Copy, without any alteration, the lines from the one that includes "The picture is" up to and including the one that includes "plt.rcParams['font.family'] = ['Liberation".

*DATASET CONTENT*:

"""

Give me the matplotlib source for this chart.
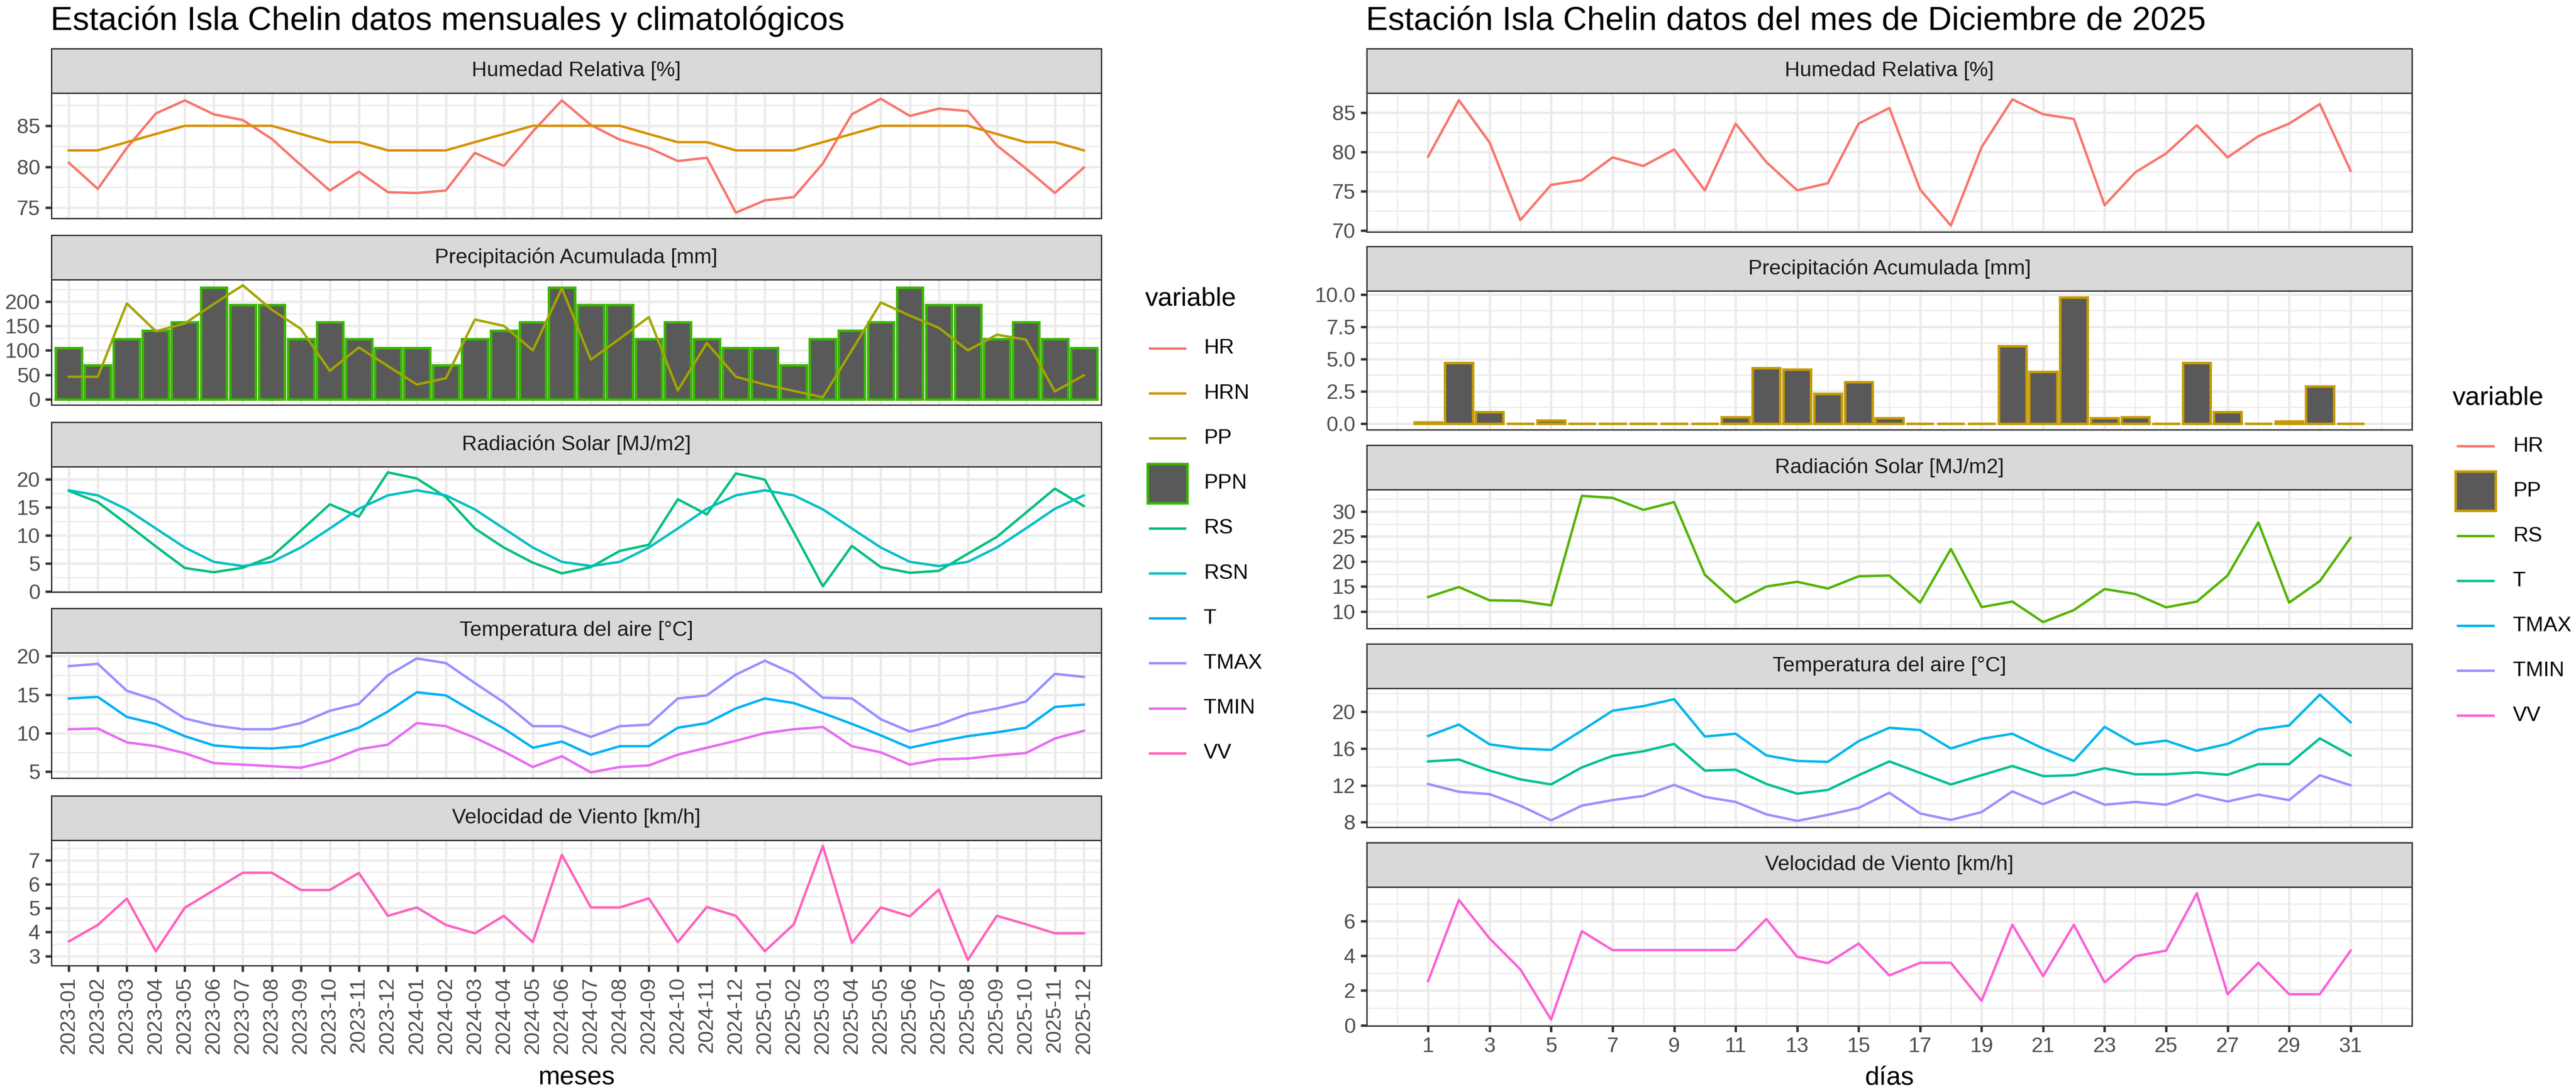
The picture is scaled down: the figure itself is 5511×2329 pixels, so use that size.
import matplotlib
matplotlib.use("Agg")
import matplotlib.pyplot as plt
from matplotlib.ticker import MultipleLocator, FixedLocator, FormatStrFormatter
from matplotlib.lines import Line2D
from matplotlib.patches import Rectangle

plt.rcParams['font.family'] = ['Liberation Sans', 'DejaVu Sans']

# ---------------- DATA ----------------
months = ['2023-01', '2023-02', '2023-03', '2023-04', '2023-05', '2023-06', '2023-07', '2023-08',
          '2023-09', '2023-10', '2023-11', '2023-12', '2024-01', '2024-02', '2024-03', '2024-04',
          '2024-05', '2024-06', '2024-07', '2024-08', '2024-09', '2024-10', '2024-11', '2024-12',
          '2025-01', '2025-02', '2025-03', '2025-04', '2025-05', '2025-06', '2025-07', '2025-08',
          '2025-09', '2025-10', '2025-11', '2025-12']

HR_m = [80.5, 77.3, 82.3, 86.5, 88.1, 86.4, 85.7, 83.4, 80.2, 77.1, 79.4, 76.9,
        76.8, 77.1, 81.7, 80.1, 84.3, 88.1, 85.1, 83.3, 82.3, 80.7, 81.1, 74.4,
        75.9, 76.3, 80.4, 86.4, 88.3, 86.2, 87.1, 86.8, 82.6, 79.8, 76.8, 79.9]
HRN_m = [82, 82, 83, 84, 85, 85, 85, 85, 84, 83, 83, 82,
         82, 82, 83, 84, 85, 85, 85, 85, 84, 83, 83, 82,
         82, 82, 83, 84, 85, 85, 85, 85, 84, 83, 83, 82]
PP_m = [46, 46, 196, 139, 155, 195, 233, 183, 144, 58, 106, 68,
        30, 43, 163, 150, 100, 227, 81, 124, 168, 18, 115, 46,
        30, 17, 4, 100, 198, 171, 146, 100, 132, 122, 16, 49]
PPN_m = [105, 70, 123, 140, 158, 228, 193, 193, 123, 158, 123, 105,
         105, 70, 123, 140, 158, 228, 193, 193, 123, 158, 123, 105,
         105, 70, 123, 140, 158, 228, 193, 193, 123, 158, 123, 105]
RS_m = [17.9, 15.9, 12.0, 8.0, 4.15, 3.4, 4.2, 6.2, 10.8, 15.5, 13.3, 21.2,
        20.1, 16.8, 11.2, 7.8, 5.1, 3.2, 4.3, 7.2, 8.3, 16.4, 13.7, 21.0,
        19.9, 10.5, 0.9, 8.1, 4.3, 3.3, 3.65, 6.7, 9.7, 14.0, 18.3, 15.2]
RSN_m = [18.0, 17.1, 14.6, 11.2, 7.8, 5.25, 4.5, 5.25, 7.8, 11.2, 14.7, 17.1,
         18.0, 17.1, 14.6, 11.2, 7.8, 5.25, 4.5, 5.25, 7.8, 11.2, 14.7, 17.1,
         18.0, 17.1, 14.6, 11.2, 7.8, 5.25, 4.5, 5.25, 7.8, 11.2, 14.7, 17.1]
T_m = [14.5, 14.7, 12.1, 11.2, 9.6, 8.4, 8.1, 8.0, 8.3, 9.5, 10.7, 12.8,
       15.3, 14.9, 12.7, 10.6, 8.1, 8.9, 7.2, 8.3, 8.3, 10.7, 11.3, 13.2,
       14.5, 13.9, 12.6, 11.2, 9.7, 8.1, 8.9, 9.6, 10.1, 10.7, 13.4, 13.7]
TMAX_m = [18.7, 19.0, 15.5, 14.3, 11.9, 11.0, 10.5, 10.5, 11.3, 12.9, 13.8, 17.5,
          19.7, 19.1, 16.5, 14.0, 10.9, 10.9, 9.5, 10.9, 11.1, 14.5, 14.9, 17.6,
          19.4, 17.7, 14.6, 14.5, 11.8, 10.2, 11.1, 12.5, 13.2, 14.1, 17.7, 17.3]
TMIN_m = [10.5, 10.6, 8.8, 8.3, 7.4, 6.1, 5.9, 5.7, 5.5, 6.4, 7.9, 8.5,
          11.3, 10.9, 9.4, 7.6, 5.6, 7.0, 4.9, 5.6, 5.8, 7.2, 8.1, 9.0,
          10.0, 10.5, 10.8, 8.3, 7.5, 5.9, 6.6, 6.7, 7.1, 7.4, 9.3, 10.3]
VV_m = [3.61, 4.3, 5.4, 3.2, 5.02, 5.75, 6.48, 6.48, 5.76, 5.76, 6.47, 4.68,
        5.03, 4.3, 3.95, 4.68, 3.58, 7.23, 5.03, 5.03, 5.41, 3.58, 5.05, 4.68,
        3.2, 4.33, 7.6, 3.55, 5.03, 4.66, 5.78, 2.84, 4.68, 4.33, 3.95, 3.95]

days = list(range(1, 32))
day_ticks = list(range(1, 32, 2))
HR_d = [79.4, 86.6, 81.2, 71.3, 75.8, 76.4, 79.3, 78.2, 80.3, 75.1, 83.6, 78.7, 75.1, 76.0, 83.6, 85.6,
        75.2, 70.6, 80.6, 86.7, 84.8, 84.2, 73.2, 77.4, 79.8, 83.4, 79.3, 82.0, 83.6, 86.1, 77.6]
PP_d = [0.1, 4.7, 0.9, 0.0, 0.25, 0.0, 0.0, 0.0, 0.0, 0.0, 0.5, 4.3, 4.2, 2.3, 3.2, 0.4,
        0.0, 0.0, 0.0, 6.0, 4.0, 9.8, 0.4, 0.5, 0.0, 4.7, 0.9, 0.0, 0.15, 2.9, 0.0]
RS_d = [12.9, 14.9, 12.25, 12.15, 11.25, 33.1, 32.7, 30.3, 31.85, 17.35, 11.85, 15.0, 15.95, 14.6, 17.05, 17.2,
        11.8, 22.5, 10.9, 12.0, 7.9, 10.3, 14.5, 13.5, 10.85, 12.0, 17.2, 27.8, 11.8, 16.1, 24.75]
T_d = [14.6, 14.8, 13.6, 12.65, 12.1, 13.95, 15.2, 15.7, 16.5, 13.6, 13.7, 12.15, 11.1, 11.5, 13.1, 14.6,
       13.35, 12.1, 13.1, 14.1, 13.0, 13.1, 13.85, 13.2, 13.2, 13.4, 13.15, 14.3, 14.3, 17.1, 15.25]
TMAX_d = [17.35, 18.6, 16.45, 16.0, 15.85, 17.95, 20.1, 20.6, 21.35, 17.3, 17.6, 15.25, 14.65, 14.55, 16.8, 18.25,
          18.0, 16.0, 17.05, 17.6, 16.0, 14.65, 18.35, 16.45, 16.85, 15.75, 16.5, 18.05, 18.5, 21.85, 18.85]
TMIN_d = [12.15, 11.3, 11.05, 9.8, 8.2, 9.8, 10.4, 10.85, 12.05, 10.75, 10.2, 8.85, 8.15, 8.8, 9.55, 11.2,
          8.95, 8.25, 9.1, 11.35, 9.95, 11.3, 9.9, 10.2, 9.9, 11.0, 10.25, 11.0, 10.4, 13.1, 12.0]
VV_d = [2.54, 7.22, 5.0, 3.22, 0.33, 5.42, 4.33, 4.33, 4.33, 4.33, 4.33, 6.12, 3.95, 3.58, 4.71, 2.87,
        3.6, 3.6, 1.41, 5.79, 2.83, 5.79, 2.47, 3.98, 4.3, 7.6, 1.79, 3.6, 1.79, 1.79, 4.3]

left_vars = ['HR', 'HRN', 'PP', 'PPN', 'RS', 'RSN', 'T', 'TMAX', 'TMIN', 'VV']
left_cols = ['#F8766D', '#D89000', '#A3A500', '#39B600', '#00BF7D', '#00BFC4', '#00B0F6', '#9590FF', '#E76BF3', '#FF62BC']
right_vars = ['HR', 'PP', 'RS', 'T', 'TMAX', 'TMIN', 'VV']
right_cols = ['#F8766D', '#C49A00', '#53B400', '#00C094', '#00B6EB', '#A58AFF', '#FB61D7']
strip_titles = ['Humedad Relativa [%]', 'Precipitación Acumulada [mm]', 'Radiación Solar [MJ/m2]',
                'Temperatura del aire [°C]', 'Velocidad de Viento [km/h]']

# ---------------- LAYOUT ----------------
W, H, DPI = 5511, 2329, 300
fig = plt.figure(figsize=(W / DPI, H / DPI), dpi=DPI)
fig.patch.set_facecolor('white')

GRID = '#EBEBEB'; DARK = '#333333'; TXT = '#4D4D4D'; STRIPC = '#D9D9D9'; BARF = '#595959'
LW = 1.24; FS = 10.8; FS_T = 17.0; FS_L = 13.4; STRIP_H = 95


def add_ax(x0, y0, x1, y1):
    return fig.add_axes([x0 / W, 1 - y1 / H, (x1 - x0) / W, (y1 - y0) / H])


def panel(x0, y0, x1, y1, title):
    st = add_ax(x0, y0 - STRIP_H, x1, y0)
    st.set_facecolor(STRIPC)
    st.set_xticks([]); st.set_yticks([])
    for s in st.spines.values():
        s.set_color(DARK); s.set_linewidth(0.7)
    st.text(0.5, 0.5, title, ha='center', va='center', fontsize=FS, color='#1A1A1A', transform=st.transAxes)
    ax = add_ax(x0, y0, x1, y1)
    for s in ax.spines.values():
        s.set_color(DARK); s.set_linewidth(0.7); s.set_zorder(5)
    ax.set_axisbelow(True)
    ax.grid(which='major', color=GRID, lw=LW)
    ax.grid(which='minor', color=GRID, lw=LW / 2)
    ax.tick_params(which='major', length=3.19, width=LW, color=DARK, labelsize=FS, labelcolor=TXT, pad=2.55)
    ax.tick_params(which='minor', length=0)
    return ax


def yl(ax, series, step, zero=False, fmt=None):
    lo = min(min(s) for s in series); hi = max(max(s) for s in series)
    if zero:
        lo = min(lo, 0)
    r = hi - lo
    ax.set_ylim(lo - 0.05 * r, hi + 0.05 * r)
    ax.yaxis.set_major_locator(MultipleLocator(step))
    ax.yaxis.set_minor_locator(MultipleLocator(step / 2))
    if fmt:
        ax.yaxis.set_major_formatter(FormatStrFormatter(fmt))


# ---- left chart ----
LX0, LX1 = 110, 2356
L_TOPS = [199, 598, 998, 1396, 1797]; LH = 268
xm = list(range(1, len(months) + 1))
lax = []
for i, t in enumerate(L_TOPS):
    ax = panel(LX0, t, LX1, t + LH, strip_titles[i])
    ax.set_xlim(0.4, len(months) + 0.6)
    ax.xaxis.set_major_locator(FixedLocator(xm))
    if i < 4:
        ax.tick_params(axis='x', length=0, labelbottom=False)
    lax.append(ax)

ax = lax[0]
ax.plot(xm, HR_m, color=left_cols[0], lw=LW)
ax.plot(xm, HRN_m, color=left_cols[1], lw=LW)
yl(ax, [HR_m, HRN_m], 5)

ax = lax[1]
ax.bar(xm, PPN_m, width=0.9, color=BARF, edgecolor=left_cols[3], lw=1.3)
ax.plot(xm, PP_m, color=left_cols[2], lw=LW)
yl(ax, [PP_m, PPN_m], 50, zero=True)

ax = lax[2]
ax.plot(xm, RS_m, color=left_cols[4], lw=LW)
ax.plot(xm, RSN_m, color=left_cols[5], lw=LW)
yl(ax, [RS_m, RSN_m], 5)

ax = lax[3]
ax.plot(xm, T_m, color=left_cols[6], lw=LW)
ax.plot(xm, TMAX_m, color=left_cols[7], lw=LW)
ax.plot(xm, TMIN_m, color=left_cols[8], lw=LW)
yl(ax, [T_m, TMAX_m, TMIN_m], 5)

ax = lax[4]
ax.plot(xm, VV_m, color=left_cols[9], lw=LW)
yl(ax, [VV_m], 1)
ax.set_xticklabels(months, rotation=90, ha='center', va='top')

fig.text((LX0 + LX1) / 2 / W, 1 - 2320 / H, 'meses', ha='center', va='baseline', fontsize=FS_L, color='black')
fig.text(108 / W, 1 - 64 / H, 'Estación Isla Chelin datos mensuales y climatológicos', ha='left', va='baseline',
         fontsize=FS_T, color='black')

# ---- right chart ----
RX0, RX1 = 2924, 5160
R_TOPS = [199, 622, 1047, 1472, 1897]; RH = 297
bw = 0.9
xr_lo = min(days) - bw / 2; xr_hi = max(days) + bw / 2
xr_pad = 0.05 * (xr_hi - xr_lo)
rax = []
for i, t in enumerate(R_TOPS):
    ax = panel(RX0, t, RX1, t + RH, strip_titles[i])
    ax.set_xlim(xr_lo - xr_pad, xr_hi + xr_pad)
    ax.xaxis.set_major_locator(FixedLocator(day_ticks))
    ax.xaxis.set_minor_locator(FixedLocator(list(range(0, 33, 2))))
    if i < 4:
        ax.tick_params(axis='x', length=0, labelbottom=False)
    rax.append(ax)

ax = rax[0]
ax.plot(days, HR_d, color=right_cols[0], lw=LW)
yl(ax, [HR_d], 5)

ax = rax[1]
ax.bar(days, PP_d, width=bw, color=BARF, edgecolor=right_cols[1], lw=1.3)
yl(ax, [PP_d], 2.5, zero=True, fmt='%.1f')

ax = rax[2]
ax.plot(days, RS_d, color=right_cols[2], lw=LW)
yl(ax, [RS_d], 5)

ax = rax[3]
ax.plot(days, T_d, color=right_cols[3], lw=LW)
ax.plot(days, TMAX_d, color=right_cols[4], lw=LW)
ax.plot(days, TMIN_d, color=right_cols[5], lw=LW)
yl(ax, [T_d, TMAX_d, TMIN_d], 4)

ax = rax[4]
ax.plot(days, VV_d, color=right_cols[6], lw=LW)
yl(ax, [VV_d], 2)

fig.text((RX0 + RX1) / 2 / W, 1 - 2320 / H, 'días', ha='center', va='baseline', fontsize=FS_L, color='black')
fig.text(2922 / W, 1 - 64 / H, 'Estación Isla Chelin datos del mes de Diciembre de 2025', ha='left',
         va='baseline', fontsize=FS_T, color='black')


# ---- legends ----
def legend(x_title, y_title, y0, step, names, cols, box_name, kx0, kx1, tx):
    fig.text(x_title / W, 1 - y_title / H, 'variable', ha='left', va='center', fontsize=FS_L, color='black')
    for i, (n, c) in enumerate(zip(names, cols)):
        yc = y0 + i * step
        if n == box_name:
            fig.add_artist(Rectangle((kx0 / W, 1 - (yc + 42) / H), (kx1 - kx0) / W, 84 / H,
                                     transform=fig.transFigure, facecolor=BARF, edgecolor=c, lw=1.3))
        else:
            fig.add_artist(Line2D([(kx0 + 5) / W, (kx1 - 5) / W], [1 - yc / H, 1 - yc / H],
                                  transform=fig.transFigure, color=c, lw=LW))
        fig.text(tx / W, 1 - yc / H, n, ha='left', va='center', fontsize=FS, color='black')


legend(2450, 640, 745, 96.2, left_vars, left_cols, 'PPN', 2455, 2540, 2575)
legend(5247, 851, 954, 96.0, right_vars, right_cols, 'PP', 5253, 5339, 5376)

fig.savefig('out.png', dpi=DPI, facecolor='white')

"""

*FINISHED EXERCISE*:
The picture is scaled down: the figure itself is 5511×2329 pixels, so use that size.
import matplotlib
matplotlib.use("Agg")
import matplotlib.pyplot as plt
from matplotlib.ticker import MultipleLocator, FixedLocator, FormatStrFormatter
from matplotlib.lines import Line2D
from matplotlib.patches import Rectangle

plt.rcParams['font.family'] = ['Liberation Sans', 'DejaVu Sans']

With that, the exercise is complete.